===== Information supplied =====

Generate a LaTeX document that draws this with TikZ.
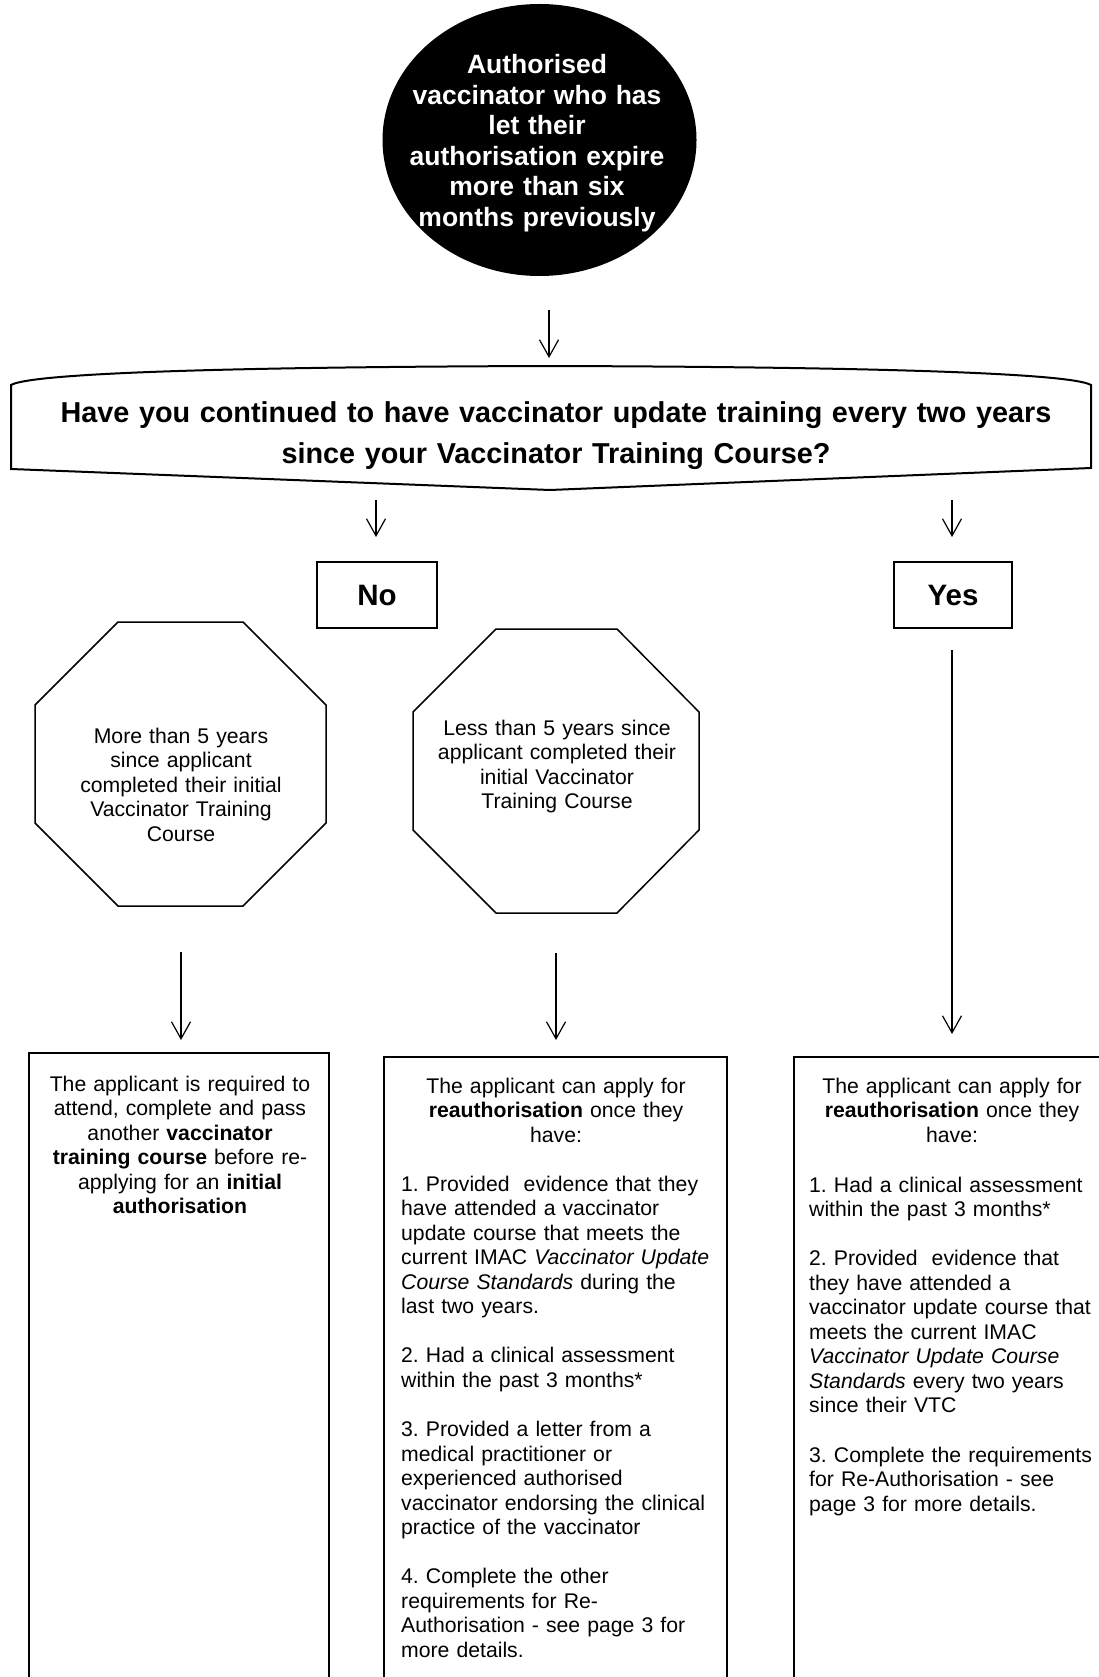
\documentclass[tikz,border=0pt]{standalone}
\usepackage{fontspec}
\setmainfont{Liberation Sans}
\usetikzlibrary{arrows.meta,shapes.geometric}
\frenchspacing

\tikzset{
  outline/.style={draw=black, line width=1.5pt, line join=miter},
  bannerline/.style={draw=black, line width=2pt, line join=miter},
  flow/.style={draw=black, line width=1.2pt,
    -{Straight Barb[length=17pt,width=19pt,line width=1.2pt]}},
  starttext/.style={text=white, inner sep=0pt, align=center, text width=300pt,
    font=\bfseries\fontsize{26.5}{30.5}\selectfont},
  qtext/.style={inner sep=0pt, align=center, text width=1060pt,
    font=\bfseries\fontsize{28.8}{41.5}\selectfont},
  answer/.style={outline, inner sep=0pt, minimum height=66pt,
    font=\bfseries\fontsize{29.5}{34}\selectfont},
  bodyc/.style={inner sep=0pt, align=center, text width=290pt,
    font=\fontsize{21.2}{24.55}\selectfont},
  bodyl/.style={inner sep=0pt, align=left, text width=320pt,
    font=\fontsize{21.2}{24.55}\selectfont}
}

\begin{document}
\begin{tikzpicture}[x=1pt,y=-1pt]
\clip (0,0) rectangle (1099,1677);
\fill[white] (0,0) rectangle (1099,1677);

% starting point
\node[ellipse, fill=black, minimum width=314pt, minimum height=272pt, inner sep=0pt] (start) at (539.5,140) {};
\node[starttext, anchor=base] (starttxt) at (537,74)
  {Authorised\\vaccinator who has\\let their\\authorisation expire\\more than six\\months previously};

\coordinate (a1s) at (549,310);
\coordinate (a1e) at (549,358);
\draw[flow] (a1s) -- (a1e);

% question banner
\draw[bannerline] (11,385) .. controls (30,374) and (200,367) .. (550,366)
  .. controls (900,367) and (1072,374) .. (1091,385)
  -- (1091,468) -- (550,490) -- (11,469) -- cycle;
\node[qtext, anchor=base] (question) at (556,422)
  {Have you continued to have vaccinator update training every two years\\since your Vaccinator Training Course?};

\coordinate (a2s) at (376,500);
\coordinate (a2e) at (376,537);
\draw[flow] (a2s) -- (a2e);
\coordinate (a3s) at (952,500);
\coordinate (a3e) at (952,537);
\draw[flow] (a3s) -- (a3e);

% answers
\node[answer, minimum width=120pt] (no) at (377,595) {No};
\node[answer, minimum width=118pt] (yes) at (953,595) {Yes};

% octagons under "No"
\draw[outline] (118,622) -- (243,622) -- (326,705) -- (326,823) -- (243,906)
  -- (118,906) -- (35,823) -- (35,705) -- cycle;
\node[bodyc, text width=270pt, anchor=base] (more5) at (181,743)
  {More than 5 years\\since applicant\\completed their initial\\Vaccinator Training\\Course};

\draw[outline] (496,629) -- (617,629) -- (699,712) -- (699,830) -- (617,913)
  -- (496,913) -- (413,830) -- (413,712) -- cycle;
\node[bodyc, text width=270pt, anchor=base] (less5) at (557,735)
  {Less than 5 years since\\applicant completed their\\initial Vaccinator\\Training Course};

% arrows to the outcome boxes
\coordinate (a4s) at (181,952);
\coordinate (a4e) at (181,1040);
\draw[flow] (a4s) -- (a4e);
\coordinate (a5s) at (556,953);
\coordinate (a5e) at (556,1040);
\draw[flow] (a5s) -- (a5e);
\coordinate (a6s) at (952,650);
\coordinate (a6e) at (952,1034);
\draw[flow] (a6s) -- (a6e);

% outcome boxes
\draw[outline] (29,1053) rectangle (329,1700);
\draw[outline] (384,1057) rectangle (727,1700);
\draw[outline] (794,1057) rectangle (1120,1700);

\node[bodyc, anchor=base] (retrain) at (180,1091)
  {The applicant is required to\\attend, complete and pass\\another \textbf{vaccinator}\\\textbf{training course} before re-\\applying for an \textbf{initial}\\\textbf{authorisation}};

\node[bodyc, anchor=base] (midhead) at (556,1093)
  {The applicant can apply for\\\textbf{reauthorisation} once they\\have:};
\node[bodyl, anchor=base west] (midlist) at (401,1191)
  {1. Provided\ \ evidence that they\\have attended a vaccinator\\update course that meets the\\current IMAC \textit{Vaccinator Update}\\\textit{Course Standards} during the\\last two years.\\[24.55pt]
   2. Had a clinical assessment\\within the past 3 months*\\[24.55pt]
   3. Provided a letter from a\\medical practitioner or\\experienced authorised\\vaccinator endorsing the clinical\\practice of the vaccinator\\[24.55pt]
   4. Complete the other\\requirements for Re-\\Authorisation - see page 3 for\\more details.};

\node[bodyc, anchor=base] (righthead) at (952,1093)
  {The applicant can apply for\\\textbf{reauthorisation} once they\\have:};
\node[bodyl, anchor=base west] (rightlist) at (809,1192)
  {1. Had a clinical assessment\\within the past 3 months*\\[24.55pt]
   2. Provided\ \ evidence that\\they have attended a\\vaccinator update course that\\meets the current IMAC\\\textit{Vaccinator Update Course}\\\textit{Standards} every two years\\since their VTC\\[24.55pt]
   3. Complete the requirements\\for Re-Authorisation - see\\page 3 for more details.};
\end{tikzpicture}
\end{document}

=====

▸ **Job**: Without including any picture, repeat the data exactly.

▸ **Response to the task**:
Generate a LaTeX document that draws this with TikZ.
\documentclass[tikz,border=0pt]{standalone}
\usepackage{fontspec}
\setmainfont{Liberation Sans}
\usetikzlibrary{arrows.meta,shapes.geometric}
\frenchspacing

\tikzset{
  outline/.style={draw=black, line width=1.5pt, line join=miter},
  bannerline/.style={draw=black, line width=2pt, line join=miter},
  flow/.style={draw=black, line width=1.2pt,
    -{Straight Barb[length=17pt,width=19pt,line width=1.2pt]}},
  starttext/.style={text=white, inner sep=0pt, align=center, text width=300pt,
    font=\bfseries\fontsize{26.5}{30.5}\selectfont},
  qtext/.style={inner sep=0pt, align=center, text width=1060pt,
    font=\bfseries\fontsize{28.8}{41.5}\selectfont},
  answer/.style={outline, inner sep=0pt, minimum height=66pt,
    font=\bfseries\fontsize{29.5}{34}\selectfont},
  bodyc/.style={inner sep=0pt, align=center, text width=290pt,
    font=\fontsize{21.2}{24.55}\selectfont},
  bodyl/.style={inner sep=0pt, align=left, text width=320pt,
    font=\fontsize{21.2}{24.55}\selectfont}
}

\begin{document}
\begin{tikzpicture}[x=1pt,y=-1pt]
\clip (0,0) rectangle (1099,1677);
\fill[white] (0,0) rectangle (1099,1677);

% starting point
\node[ellipse, fill=black, minimum width=314pt, minimum height=272pt, inner sep=0pt] (start) at (539.5,140) {};
\node[starttext, anchor=base] (starttxt) at (537,74)
  {Authorised\\vaccinator who has\\let their\\authorisation expire\\more than six\\months previously};

\coordinate (a1s) at (549,310);
\coordinate (a1e) at (549,358);
\draw[flow] (a1s) -- (a1e);

% question banner
\draw[bannerline] (11,385) .. controls (30,374) and (200,367) .. (550,366)
  .. controls (900,367) and (1072,374) .. (1091,385)
  -- (1091,468) -- (550,490) -- (11,469) -- cycle;
\node[qtext, anchor=base] (question) at (556,422)
  {Have you continued to have vaccinator update training every two years\\since your Vaccinator Training Course?};

\coordinate (a2s) at (376,500);
\coordinate (a2e) at (376,537);
\draw[flow] (a2s) -- (a2e);
\coordinate (a3s) at (952,500);
\coordinate (a3e) at (952,537);
\draw[flow] (a3s) -- (a3e);

% answers
\node[answer, minimum width=120pt] (no) at (377,595) {No};
\node[answer, minimum width=118pt] (yes) at (953,595) {Yes};

% octagons under "No"
\draw[outline] (118,622) -- (243,622) -- (326,705) -- (326,823) -- (243,906)
  -- (118,906) -- (35,823) -- (35,705) -- cycle;
\node[bodyc, text width=270pt, anchor=base] (more5) at (181,743)
  {More than 5 years\\since applicant\\completed their initial\\Vaccinator Training\\Course};

\draw[outline] (496,629) -- (617,629) -- (699,712) -- (699,830) -- (617,913)
  -- (496,913) -- (413,830) -- (413,712) -- cycle;
\node[bodyc, text width=270pt, anchor=base] (less5) at (557,735)
  {Less than 5 years since\\applicant completed their\\initial Vaccinator\\Training Course};

% arrows to the outcome boxes
\coordinate (a4s) at (181,952);
\coordinate (a4e) at (181,1040);
\draw[flow] (a4s) -- (a4e);
\coordinate (a5s) at (556,953);
\coordinate (a5e) at (556,1040);
\draw[flow] (a5s) -- (a5e);
\coordinate (a6s) at (952,650);
\coordinate (a6e) at (952,1034);
\draw[flow] (a6s) -- (a6e);

% outcome boxes
\draw[outline] (29,1053) rectangle (329,1700);
\draw[outline] (384,1057) rectangle (727,1700);
\draw[outline] (794,1057) rectangle (1120,1700);

\node[bodyc, anchor=base] (retrain) at (180,1091)
  {The applicant is required to\\attend, complete and pass\\another \textbf{vaccinator}\\\textbf{training course} before re-\\applying for an \textbf{initial}\\\textbf{authorisation}};

\node[bodyc, anchor=base] (midhead) at (556,1093)
  {The applicant can apply for\\\textbf{reauthorisation} once they\\have:};
\node[bodyl, anchor=base west] (midlist) at (401,1191)
  {1. Provided\ \ evidence that they\\have attended a vaccinator\\update course that meets the\\current IMAC \textit{Vaccinator Update}\\\textit{Course Standards} during the\\last two years.\\[24.55pt]
   2. Had a clinical assessment\\within the past 3 months*\\[24.55pt]
   3. Provided a letter from a\\medical practitioner or\\experienced authorised\\vaccinator endorsing the clinical\\practice of the vaccinator\\[24.55pt]
   4. Complete the other\\requirements for Re-\\Authorisation - see page 3 for\\more details.};

\node[bodyc, anchor=base] (righthead) at (952,1093)
  {The applicant can apply for\\\textbf{reauthorisation} once they\\have:};
\node[bodyl, anchor=base west] (rightlist) at (809,1192)
  {1. Had a clinical assessment\\within the past 3 months*\\[24.55pt]
   2. Provided\ \ evidence that\\they have attended a\\vaccinator update course that\\meets the current IMAC\\\textit{Vaccinator Update Course}\\\textit{Standards} every two years\\since their VTC\\[24.55pt]
   3. Complete the requirements\\for Re-Authorisation - see\\page 3 for more details.};
\end{tikzpicture}
\end{document}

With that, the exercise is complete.